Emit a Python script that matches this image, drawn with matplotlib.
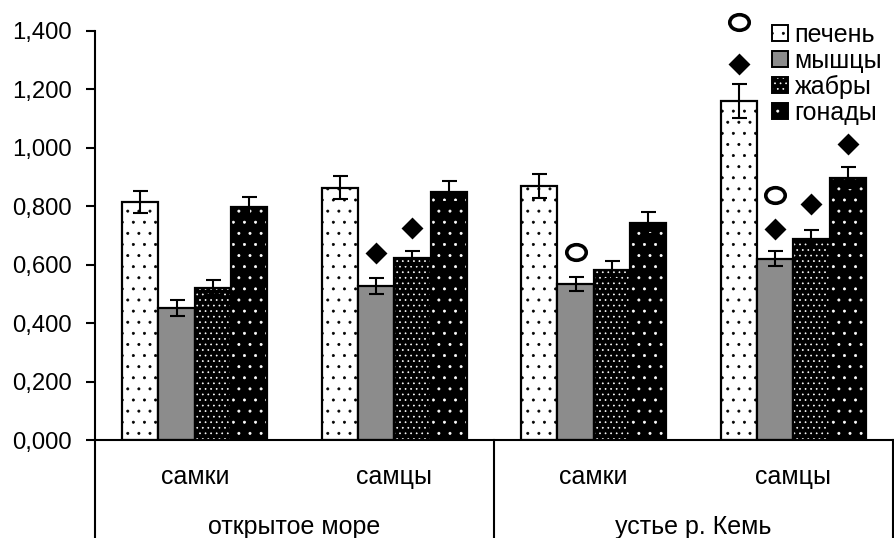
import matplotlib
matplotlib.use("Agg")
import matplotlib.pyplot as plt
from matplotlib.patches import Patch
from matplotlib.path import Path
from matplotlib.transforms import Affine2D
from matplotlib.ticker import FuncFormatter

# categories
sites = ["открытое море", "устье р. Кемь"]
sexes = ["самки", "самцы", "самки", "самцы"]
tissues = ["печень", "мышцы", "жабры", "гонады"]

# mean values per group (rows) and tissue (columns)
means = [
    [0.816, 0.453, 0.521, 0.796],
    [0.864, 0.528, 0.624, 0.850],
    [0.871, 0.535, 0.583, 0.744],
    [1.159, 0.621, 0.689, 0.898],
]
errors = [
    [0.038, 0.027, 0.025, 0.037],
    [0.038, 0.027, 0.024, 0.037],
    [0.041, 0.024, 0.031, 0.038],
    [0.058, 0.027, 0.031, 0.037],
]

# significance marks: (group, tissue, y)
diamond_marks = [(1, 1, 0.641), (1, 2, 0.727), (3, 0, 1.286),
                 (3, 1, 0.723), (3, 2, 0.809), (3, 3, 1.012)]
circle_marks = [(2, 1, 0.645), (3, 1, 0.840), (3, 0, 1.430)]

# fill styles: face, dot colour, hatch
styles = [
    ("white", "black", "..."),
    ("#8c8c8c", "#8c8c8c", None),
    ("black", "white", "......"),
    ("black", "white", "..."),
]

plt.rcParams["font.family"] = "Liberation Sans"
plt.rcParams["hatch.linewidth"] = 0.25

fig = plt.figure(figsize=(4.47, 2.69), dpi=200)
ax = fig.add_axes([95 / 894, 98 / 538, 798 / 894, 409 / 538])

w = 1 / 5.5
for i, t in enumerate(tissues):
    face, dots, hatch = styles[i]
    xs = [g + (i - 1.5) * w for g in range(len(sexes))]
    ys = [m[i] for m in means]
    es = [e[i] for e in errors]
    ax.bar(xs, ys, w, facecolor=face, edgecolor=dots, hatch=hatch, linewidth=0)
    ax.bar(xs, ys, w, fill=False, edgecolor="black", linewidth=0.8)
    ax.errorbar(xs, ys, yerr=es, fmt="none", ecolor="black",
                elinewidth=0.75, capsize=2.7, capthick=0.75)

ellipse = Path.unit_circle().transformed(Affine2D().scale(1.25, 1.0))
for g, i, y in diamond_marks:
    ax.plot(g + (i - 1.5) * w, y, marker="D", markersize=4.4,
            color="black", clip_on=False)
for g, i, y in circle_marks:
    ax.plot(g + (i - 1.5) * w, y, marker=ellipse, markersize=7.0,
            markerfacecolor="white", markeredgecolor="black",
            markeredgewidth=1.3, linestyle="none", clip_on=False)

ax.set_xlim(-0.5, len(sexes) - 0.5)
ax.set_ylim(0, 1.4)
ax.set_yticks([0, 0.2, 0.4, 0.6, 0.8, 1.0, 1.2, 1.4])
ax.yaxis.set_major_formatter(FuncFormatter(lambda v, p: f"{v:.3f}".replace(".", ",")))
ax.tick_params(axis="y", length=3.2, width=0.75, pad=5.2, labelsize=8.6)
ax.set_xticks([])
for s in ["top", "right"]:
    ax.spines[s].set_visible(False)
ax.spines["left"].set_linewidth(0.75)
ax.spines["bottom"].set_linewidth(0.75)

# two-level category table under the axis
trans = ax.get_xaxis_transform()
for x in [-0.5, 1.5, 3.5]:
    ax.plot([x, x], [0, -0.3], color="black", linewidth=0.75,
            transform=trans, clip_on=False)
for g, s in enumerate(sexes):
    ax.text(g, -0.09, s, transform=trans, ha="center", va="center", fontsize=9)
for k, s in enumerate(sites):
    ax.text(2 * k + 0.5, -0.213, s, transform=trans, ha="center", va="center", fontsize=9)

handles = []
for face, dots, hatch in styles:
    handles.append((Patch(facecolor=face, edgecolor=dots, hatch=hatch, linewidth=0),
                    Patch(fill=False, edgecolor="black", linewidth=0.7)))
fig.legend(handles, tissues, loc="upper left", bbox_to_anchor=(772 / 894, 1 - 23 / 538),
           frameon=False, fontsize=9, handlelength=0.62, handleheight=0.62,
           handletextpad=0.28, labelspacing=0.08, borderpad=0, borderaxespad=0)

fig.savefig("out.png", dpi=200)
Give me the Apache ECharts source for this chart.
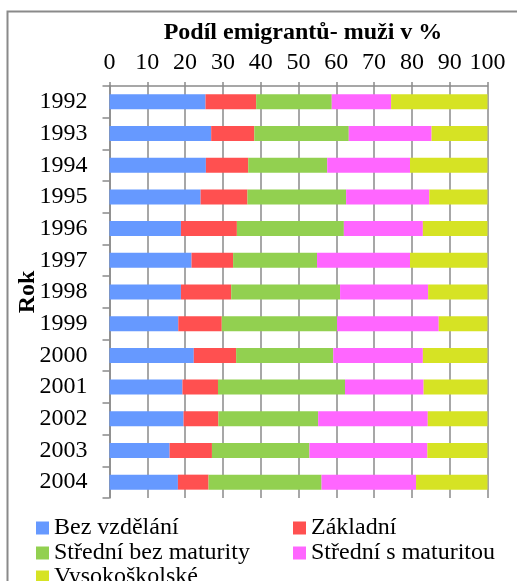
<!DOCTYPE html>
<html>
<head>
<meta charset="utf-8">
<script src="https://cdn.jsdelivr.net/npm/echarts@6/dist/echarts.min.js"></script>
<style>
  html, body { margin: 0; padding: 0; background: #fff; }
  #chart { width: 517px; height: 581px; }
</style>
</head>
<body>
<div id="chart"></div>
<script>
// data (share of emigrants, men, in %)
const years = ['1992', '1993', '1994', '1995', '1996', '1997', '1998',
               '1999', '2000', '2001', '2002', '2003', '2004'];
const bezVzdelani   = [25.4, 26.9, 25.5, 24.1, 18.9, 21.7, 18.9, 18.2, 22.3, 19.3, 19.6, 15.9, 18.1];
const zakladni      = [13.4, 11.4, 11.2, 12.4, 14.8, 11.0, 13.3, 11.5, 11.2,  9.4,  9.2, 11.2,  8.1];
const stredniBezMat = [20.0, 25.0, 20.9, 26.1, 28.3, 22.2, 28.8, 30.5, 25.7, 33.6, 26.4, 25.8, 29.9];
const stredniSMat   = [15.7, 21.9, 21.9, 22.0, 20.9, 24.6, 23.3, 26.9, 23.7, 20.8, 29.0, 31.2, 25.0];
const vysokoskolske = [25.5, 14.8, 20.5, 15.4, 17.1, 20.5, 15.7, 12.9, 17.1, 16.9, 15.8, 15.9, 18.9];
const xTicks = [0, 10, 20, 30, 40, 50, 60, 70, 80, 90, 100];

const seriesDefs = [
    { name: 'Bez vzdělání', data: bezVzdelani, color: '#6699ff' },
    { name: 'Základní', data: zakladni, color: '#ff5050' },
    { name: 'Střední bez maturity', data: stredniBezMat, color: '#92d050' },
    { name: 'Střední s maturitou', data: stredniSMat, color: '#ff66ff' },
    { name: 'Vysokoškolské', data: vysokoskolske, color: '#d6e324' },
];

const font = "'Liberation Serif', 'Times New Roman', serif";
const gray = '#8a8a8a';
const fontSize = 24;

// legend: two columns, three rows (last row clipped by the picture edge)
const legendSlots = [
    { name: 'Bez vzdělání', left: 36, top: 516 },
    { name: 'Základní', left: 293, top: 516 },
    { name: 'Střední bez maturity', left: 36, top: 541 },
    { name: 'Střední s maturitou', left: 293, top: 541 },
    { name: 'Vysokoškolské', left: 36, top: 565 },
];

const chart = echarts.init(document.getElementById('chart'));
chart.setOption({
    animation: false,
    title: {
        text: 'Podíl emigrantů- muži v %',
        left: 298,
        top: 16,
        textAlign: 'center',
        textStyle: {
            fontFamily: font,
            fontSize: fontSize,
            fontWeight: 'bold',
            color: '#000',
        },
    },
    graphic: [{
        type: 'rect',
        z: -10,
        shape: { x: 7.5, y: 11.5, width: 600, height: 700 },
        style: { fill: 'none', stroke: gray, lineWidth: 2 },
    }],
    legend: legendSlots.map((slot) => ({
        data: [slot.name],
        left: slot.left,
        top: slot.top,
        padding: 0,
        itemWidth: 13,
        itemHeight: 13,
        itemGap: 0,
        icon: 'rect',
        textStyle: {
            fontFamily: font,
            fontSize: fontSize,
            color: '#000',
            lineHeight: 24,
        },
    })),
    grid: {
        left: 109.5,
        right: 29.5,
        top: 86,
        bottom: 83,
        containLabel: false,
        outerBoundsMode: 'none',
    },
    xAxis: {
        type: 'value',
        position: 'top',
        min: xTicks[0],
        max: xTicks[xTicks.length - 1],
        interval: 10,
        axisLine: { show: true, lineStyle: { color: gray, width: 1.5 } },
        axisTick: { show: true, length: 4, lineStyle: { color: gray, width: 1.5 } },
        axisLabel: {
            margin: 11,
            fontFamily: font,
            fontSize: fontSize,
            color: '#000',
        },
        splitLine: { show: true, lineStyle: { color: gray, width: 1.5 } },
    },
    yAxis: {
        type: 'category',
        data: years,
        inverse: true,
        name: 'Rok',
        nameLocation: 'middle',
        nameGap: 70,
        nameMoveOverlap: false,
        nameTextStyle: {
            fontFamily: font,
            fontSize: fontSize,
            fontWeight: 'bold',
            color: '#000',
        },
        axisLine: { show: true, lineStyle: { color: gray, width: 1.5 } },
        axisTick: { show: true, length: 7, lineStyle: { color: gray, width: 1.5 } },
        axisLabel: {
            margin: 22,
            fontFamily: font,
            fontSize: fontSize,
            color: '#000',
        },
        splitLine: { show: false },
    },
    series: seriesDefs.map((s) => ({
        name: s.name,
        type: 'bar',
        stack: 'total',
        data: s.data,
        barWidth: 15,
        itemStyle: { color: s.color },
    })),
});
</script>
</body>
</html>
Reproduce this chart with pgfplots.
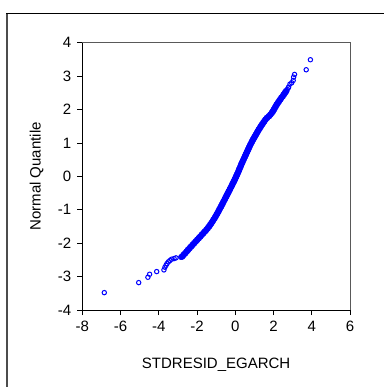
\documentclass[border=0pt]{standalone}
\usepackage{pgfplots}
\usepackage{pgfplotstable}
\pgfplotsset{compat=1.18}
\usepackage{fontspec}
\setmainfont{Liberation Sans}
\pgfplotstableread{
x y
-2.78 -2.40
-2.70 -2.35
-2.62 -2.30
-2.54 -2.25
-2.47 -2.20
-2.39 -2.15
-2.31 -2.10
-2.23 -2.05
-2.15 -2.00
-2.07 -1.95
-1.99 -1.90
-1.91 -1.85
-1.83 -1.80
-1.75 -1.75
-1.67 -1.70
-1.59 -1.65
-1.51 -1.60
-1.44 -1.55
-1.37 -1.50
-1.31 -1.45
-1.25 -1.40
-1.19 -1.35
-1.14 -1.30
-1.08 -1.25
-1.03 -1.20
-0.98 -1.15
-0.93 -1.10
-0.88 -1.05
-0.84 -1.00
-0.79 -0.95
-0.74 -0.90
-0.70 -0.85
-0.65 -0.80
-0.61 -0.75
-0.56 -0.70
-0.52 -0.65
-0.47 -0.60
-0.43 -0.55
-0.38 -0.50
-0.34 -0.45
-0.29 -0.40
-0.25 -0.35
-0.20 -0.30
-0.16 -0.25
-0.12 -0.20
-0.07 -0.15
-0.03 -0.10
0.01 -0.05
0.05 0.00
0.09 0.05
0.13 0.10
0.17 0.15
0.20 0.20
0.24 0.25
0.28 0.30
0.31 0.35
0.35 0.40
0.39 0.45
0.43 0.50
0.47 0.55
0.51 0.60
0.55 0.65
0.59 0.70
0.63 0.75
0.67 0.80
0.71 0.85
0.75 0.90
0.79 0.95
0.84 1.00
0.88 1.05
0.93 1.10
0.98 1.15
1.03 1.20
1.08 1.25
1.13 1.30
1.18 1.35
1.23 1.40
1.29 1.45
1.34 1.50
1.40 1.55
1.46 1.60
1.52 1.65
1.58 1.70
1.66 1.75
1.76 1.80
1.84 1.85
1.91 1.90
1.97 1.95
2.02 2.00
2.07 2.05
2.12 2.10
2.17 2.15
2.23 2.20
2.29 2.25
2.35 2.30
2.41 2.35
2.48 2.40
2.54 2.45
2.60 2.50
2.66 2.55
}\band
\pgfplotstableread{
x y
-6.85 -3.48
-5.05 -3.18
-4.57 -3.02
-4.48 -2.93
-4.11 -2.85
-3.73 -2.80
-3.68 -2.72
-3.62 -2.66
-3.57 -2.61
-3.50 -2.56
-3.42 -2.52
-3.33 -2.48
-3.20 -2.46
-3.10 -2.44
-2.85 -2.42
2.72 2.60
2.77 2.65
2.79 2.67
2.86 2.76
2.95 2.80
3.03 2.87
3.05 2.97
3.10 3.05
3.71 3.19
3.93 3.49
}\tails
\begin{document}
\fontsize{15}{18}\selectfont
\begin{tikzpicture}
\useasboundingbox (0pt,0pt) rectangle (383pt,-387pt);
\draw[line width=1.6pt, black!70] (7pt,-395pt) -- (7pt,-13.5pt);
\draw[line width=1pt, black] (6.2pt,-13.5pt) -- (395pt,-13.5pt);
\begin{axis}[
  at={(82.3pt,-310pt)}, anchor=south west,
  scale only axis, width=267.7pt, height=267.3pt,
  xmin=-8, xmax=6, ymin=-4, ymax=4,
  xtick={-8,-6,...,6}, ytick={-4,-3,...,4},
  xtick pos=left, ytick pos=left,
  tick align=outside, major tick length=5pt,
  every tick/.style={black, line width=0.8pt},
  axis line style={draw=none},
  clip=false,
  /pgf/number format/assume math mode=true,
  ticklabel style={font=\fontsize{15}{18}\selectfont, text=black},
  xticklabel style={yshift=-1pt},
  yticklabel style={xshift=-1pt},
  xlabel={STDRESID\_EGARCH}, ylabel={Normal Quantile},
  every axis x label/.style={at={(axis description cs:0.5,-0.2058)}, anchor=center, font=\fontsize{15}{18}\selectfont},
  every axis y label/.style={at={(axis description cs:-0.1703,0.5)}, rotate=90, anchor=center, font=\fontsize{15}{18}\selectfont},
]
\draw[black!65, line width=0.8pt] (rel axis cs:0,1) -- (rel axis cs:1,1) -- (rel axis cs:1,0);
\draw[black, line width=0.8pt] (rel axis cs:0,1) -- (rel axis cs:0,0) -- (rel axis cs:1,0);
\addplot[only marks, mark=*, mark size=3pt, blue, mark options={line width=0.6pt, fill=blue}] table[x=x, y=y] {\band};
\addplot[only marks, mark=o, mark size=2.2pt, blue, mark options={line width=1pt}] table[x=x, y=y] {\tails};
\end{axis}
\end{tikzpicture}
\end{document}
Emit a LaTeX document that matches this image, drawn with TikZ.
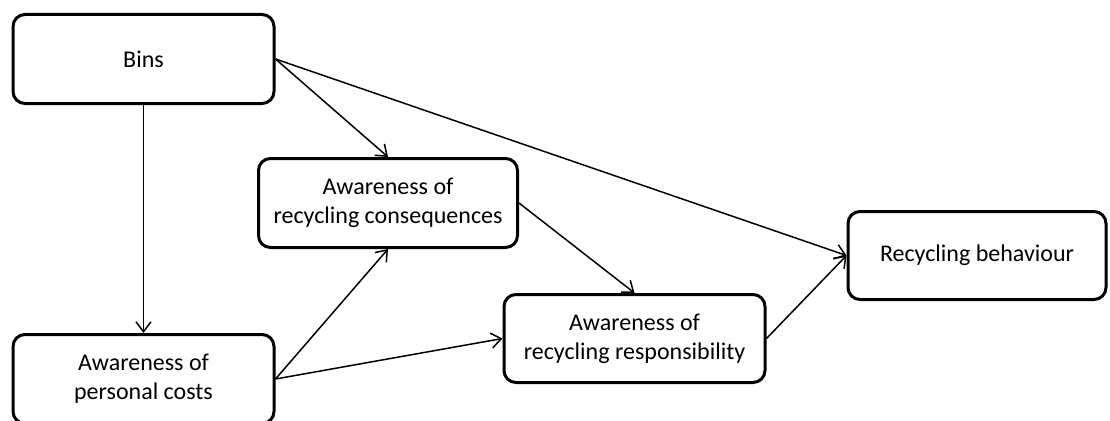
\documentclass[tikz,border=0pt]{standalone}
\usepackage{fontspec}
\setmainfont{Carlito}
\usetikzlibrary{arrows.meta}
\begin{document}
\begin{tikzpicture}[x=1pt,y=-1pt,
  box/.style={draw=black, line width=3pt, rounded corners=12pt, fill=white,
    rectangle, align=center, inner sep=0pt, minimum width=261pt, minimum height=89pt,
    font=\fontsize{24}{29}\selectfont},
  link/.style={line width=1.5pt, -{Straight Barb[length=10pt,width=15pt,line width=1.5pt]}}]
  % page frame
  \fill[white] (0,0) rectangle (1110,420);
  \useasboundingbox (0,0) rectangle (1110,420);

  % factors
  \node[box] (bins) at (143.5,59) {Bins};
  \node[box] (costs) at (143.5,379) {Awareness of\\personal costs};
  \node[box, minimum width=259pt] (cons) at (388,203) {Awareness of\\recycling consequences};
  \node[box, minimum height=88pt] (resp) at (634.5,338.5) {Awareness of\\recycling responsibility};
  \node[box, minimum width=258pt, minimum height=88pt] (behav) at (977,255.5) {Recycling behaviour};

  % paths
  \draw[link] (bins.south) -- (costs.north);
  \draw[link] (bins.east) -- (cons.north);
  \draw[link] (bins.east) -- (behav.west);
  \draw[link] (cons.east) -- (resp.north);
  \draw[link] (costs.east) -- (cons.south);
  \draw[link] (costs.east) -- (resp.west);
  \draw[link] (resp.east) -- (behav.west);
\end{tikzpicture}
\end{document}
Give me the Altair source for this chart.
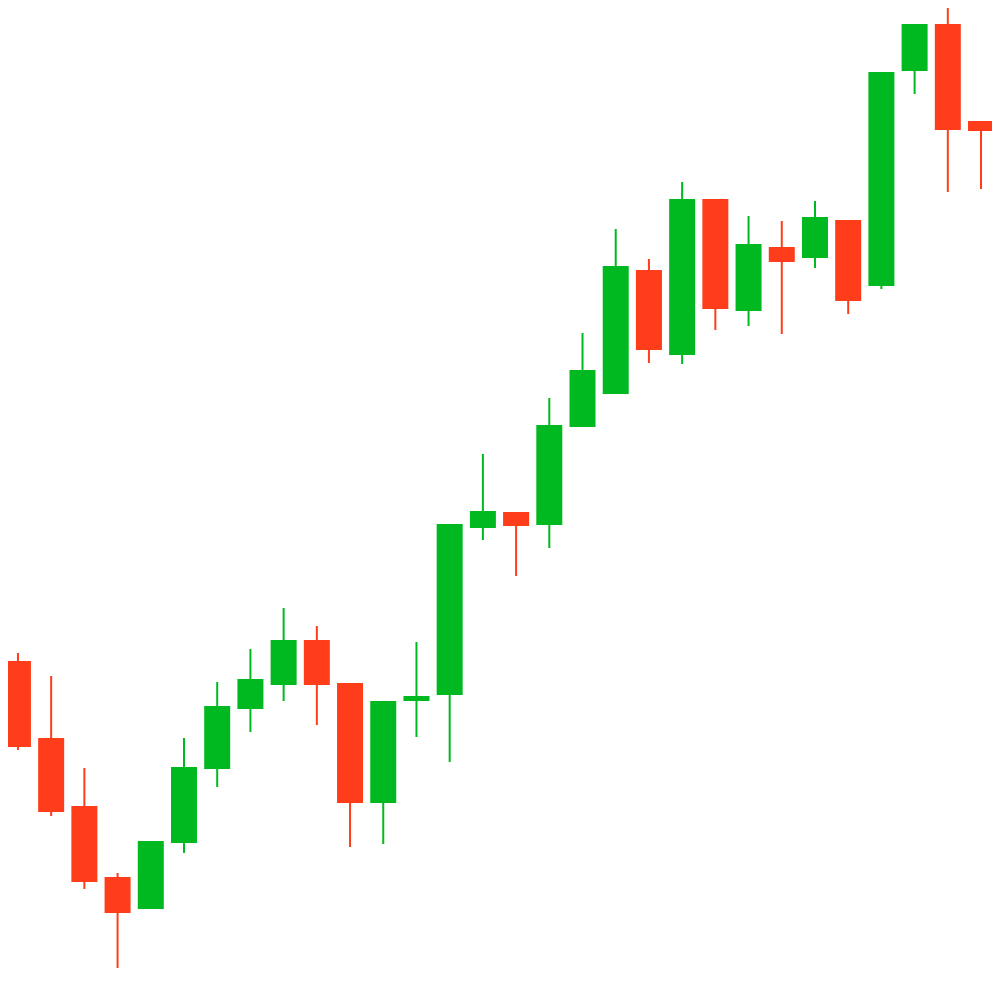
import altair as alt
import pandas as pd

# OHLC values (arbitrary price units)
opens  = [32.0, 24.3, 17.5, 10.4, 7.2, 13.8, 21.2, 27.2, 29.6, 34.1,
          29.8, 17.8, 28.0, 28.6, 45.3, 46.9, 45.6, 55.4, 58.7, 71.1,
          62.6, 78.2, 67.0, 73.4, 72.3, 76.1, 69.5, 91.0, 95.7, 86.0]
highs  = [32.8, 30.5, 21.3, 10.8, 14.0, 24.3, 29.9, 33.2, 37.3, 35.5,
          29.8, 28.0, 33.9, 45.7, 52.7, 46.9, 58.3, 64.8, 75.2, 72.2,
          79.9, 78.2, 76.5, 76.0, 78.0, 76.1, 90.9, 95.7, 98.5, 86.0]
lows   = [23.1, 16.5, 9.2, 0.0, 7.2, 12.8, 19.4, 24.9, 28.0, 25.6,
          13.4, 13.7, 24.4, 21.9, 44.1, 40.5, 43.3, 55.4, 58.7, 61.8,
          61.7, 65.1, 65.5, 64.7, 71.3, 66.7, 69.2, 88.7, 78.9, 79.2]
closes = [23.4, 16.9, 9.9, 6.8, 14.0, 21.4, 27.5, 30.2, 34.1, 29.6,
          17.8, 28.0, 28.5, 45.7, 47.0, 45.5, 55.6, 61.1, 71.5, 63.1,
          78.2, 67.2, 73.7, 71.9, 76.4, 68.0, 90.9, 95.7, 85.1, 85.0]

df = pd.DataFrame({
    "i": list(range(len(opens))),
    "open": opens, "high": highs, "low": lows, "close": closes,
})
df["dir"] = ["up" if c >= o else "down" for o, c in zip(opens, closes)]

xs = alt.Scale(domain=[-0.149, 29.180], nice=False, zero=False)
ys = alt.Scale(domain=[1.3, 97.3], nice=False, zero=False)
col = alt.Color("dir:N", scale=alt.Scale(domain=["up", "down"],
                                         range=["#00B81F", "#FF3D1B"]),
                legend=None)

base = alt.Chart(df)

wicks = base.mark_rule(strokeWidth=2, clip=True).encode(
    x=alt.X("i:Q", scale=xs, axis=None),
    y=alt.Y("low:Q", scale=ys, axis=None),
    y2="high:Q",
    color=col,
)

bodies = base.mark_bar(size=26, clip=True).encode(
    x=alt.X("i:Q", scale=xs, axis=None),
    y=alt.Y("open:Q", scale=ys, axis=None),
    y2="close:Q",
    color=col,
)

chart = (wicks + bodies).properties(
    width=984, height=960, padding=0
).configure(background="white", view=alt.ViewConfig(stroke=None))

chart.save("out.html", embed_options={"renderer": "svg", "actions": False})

→ Written problem
Include the first line of the records, the line containing "elinewidth=0.75, capsize=2.7, capthick=0.75)", and every line between them, repeated exactly. Skip the pictures.

→ Correct response
Emit a Python script that matches this image, drawn with matplotlib.
import matplotlib
matplotlib.use("Agg")
import matplotlib.pyplot as plt
from matplotlib.patches import Patch
from matplotlib.path import Path
from matplotlib.transforms import Affine2D
from matplotlib.ticker import FuncFormatter

# categories
sites = ["открытое море", "устье р. Кемь"]
sexes = ["самки", "самцы", "самки", "самцы"]
tissues = ["печень", "мышцы", "жабры", "гонады"]

# mean values per group (rows) and tissue (columns)
means = [
    [0.816, 0.453, 0.521, 0.796],
    [0.864, 0.528, 0.624, 0.850],
    [0.871, 0.535, 0.583, 0.744],
    [1.159, 0.621, 0.689, 0.898],
]
errors = [
    [0.038, 0.027, 0.025, 0.037],
    [0.038, 0.027, 0.024, 0.037],
    [0.041, 0.024, 0.031, 0.038],
    [0.058, 0.027, 0.031, 0.037],
]

# significance marks: (group, tissue, y)
diamond_marks = [(1, 1, 0.641), (1, 2, 0.727), (3, 0, 1.286),
                 (3, 1, 0.723), (3, 2, 0.809), (3, 3, 1.012)]
circle_marks = [(2, 1, 0.645), (3, 1, 0.840), (3, 0, 1.430)]

# fill styles: face, dot colour, hatch
styles = [
    ("white", "black", "..."),
    ("#8c8c8c", "#8c8c8c", None),
    ("black", "white", "......"),
    ("black", "white", "..."),
]

plt.rcParams["font.family"] = "Liberation Sans"
plt.rcParams["hatch.linewidth"] = 0.25

fig = plt.figure(figsize=(4.47, 2.69), dpi=200)
ax = fig.add_axes([95 / 894, 98 / 538, 798 / 894, 409 / 538])

w = 1 / 5.5
for i, t in enumerate(tissues):
    face, dots, hatch = styles[i]
    xs = [g + (i - 1.5) * w for g in range(len(sexes))]
    ys = [m[i] for m in means]
    es = [e[i] for e in errors]
    ax.bar(xs, ys, w, facecolor=face, edgecolor=dots, hatch=hatch, linewidth=0)
    ax.bar(xs, ys, w, fill=False, edgecolor="black", linewidth=0.8)
    ax.errorbar(xs, ys, yerr=es, fmt="none", ecolor="black",
                elinewidth=0.75, capsize=2.7, capthick=0.75)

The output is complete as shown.